*** Information shown

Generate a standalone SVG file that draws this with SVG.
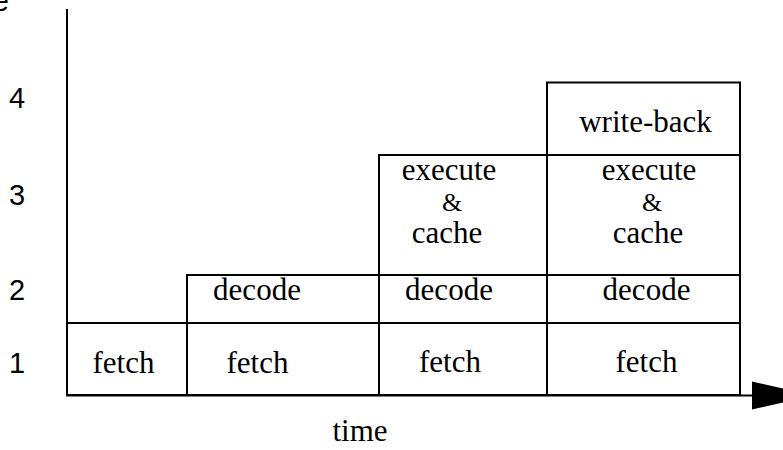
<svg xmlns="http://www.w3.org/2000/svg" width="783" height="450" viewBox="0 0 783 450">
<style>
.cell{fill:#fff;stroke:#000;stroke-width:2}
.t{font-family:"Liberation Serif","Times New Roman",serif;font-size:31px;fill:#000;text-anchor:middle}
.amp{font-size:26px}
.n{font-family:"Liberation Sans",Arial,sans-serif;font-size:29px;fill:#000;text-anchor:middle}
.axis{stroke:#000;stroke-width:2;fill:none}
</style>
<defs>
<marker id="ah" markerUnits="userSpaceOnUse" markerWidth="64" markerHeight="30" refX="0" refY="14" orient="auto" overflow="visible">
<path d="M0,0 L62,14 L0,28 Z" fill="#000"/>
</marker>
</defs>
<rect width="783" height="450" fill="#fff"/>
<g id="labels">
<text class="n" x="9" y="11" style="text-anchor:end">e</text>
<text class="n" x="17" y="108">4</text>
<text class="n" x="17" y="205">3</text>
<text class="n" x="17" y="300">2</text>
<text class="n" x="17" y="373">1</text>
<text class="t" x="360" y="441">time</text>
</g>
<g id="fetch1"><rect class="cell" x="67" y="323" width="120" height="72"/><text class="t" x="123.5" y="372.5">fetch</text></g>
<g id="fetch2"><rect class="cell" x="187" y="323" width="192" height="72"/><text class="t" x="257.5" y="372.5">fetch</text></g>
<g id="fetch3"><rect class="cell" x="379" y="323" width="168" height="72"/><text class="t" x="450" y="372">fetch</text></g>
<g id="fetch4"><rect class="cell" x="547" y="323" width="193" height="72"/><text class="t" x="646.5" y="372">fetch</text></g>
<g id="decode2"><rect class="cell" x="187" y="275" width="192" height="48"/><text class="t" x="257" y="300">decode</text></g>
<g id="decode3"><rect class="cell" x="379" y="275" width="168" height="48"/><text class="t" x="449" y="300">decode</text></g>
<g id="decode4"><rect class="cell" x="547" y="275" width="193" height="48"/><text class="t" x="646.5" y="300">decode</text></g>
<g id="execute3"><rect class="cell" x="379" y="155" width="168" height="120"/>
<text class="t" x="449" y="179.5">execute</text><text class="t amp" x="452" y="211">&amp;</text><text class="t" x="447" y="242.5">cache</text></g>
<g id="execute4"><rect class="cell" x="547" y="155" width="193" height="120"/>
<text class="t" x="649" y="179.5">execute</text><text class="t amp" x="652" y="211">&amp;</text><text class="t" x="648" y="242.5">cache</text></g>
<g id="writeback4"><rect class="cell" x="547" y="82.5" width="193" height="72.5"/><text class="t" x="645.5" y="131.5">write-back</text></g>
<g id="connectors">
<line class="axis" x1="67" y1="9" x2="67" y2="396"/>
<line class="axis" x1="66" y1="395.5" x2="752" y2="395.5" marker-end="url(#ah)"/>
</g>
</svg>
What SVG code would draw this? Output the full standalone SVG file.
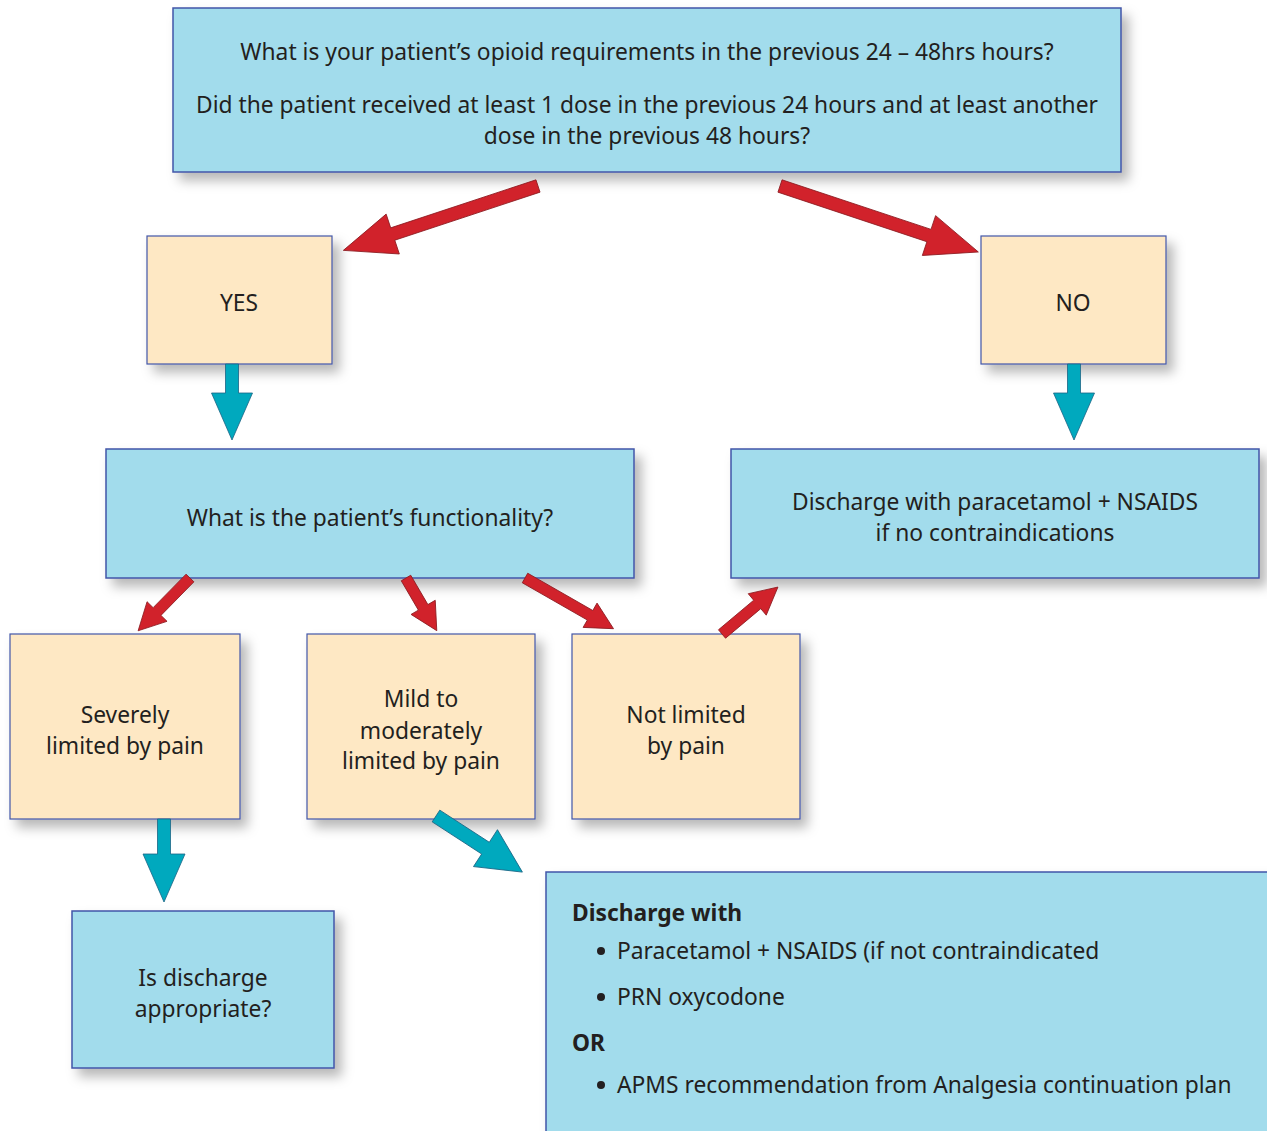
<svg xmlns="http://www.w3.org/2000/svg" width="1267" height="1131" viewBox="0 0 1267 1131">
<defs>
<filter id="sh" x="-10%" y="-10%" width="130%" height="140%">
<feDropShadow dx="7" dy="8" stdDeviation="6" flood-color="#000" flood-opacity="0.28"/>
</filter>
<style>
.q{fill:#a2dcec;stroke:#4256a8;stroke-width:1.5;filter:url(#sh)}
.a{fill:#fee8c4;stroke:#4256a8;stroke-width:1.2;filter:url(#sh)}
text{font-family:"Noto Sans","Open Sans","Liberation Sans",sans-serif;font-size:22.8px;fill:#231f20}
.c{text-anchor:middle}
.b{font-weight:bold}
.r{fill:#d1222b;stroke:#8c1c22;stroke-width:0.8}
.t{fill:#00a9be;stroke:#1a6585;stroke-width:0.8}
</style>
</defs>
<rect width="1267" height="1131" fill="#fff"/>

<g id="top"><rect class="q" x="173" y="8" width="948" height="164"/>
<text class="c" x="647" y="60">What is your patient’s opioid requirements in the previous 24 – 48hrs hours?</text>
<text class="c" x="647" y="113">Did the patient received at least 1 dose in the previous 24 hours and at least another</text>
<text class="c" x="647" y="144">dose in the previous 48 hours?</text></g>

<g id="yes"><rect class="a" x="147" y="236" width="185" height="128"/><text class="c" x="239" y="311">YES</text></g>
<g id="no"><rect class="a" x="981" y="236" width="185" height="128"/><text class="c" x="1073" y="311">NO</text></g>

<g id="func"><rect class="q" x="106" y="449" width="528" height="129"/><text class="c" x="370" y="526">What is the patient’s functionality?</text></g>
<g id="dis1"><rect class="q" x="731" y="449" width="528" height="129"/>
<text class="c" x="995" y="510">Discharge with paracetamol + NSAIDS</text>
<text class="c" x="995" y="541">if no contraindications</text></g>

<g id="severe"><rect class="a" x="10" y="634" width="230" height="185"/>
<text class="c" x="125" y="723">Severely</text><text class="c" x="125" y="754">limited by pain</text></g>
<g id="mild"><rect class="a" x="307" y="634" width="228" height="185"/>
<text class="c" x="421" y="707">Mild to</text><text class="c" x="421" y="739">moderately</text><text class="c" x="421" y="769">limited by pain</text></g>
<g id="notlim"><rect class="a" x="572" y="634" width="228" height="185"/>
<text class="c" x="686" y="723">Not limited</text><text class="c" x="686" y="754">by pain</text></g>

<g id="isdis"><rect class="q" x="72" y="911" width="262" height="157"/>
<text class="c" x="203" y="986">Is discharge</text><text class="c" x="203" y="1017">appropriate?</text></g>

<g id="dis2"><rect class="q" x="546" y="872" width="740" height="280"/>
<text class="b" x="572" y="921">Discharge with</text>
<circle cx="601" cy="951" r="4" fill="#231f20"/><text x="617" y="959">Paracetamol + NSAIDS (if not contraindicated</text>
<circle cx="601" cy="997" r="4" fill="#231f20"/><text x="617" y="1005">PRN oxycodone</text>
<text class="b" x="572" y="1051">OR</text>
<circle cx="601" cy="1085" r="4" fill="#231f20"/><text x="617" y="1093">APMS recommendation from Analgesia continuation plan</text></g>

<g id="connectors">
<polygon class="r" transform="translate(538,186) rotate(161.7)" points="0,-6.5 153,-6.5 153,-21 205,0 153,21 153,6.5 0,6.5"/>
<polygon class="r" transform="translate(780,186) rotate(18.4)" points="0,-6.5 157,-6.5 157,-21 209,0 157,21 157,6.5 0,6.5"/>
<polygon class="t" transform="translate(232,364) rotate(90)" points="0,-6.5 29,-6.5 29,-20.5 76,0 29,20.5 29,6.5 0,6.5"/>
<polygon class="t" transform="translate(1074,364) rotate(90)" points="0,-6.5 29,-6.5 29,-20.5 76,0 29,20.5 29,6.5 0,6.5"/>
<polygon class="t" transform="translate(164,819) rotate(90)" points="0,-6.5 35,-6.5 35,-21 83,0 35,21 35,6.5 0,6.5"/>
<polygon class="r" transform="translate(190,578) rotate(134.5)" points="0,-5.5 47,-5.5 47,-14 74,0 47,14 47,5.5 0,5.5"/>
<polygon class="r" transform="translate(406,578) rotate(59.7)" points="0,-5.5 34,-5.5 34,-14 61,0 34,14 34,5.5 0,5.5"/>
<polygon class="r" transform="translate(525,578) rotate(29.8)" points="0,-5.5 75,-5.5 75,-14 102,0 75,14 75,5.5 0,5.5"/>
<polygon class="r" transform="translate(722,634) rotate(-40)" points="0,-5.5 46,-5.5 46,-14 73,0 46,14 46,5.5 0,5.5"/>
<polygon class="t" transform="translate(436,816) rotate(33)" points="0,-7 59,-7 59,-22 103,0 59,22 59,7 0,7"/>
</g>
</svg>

******

▶ _Exercise details_: Filter the listing above for the string "this" and copy every matching line.

▶ _Written solution_:
Generate a standalone SVG file that draws this with SVG.
What SVG code would draw this? Output the full standalone SVG file.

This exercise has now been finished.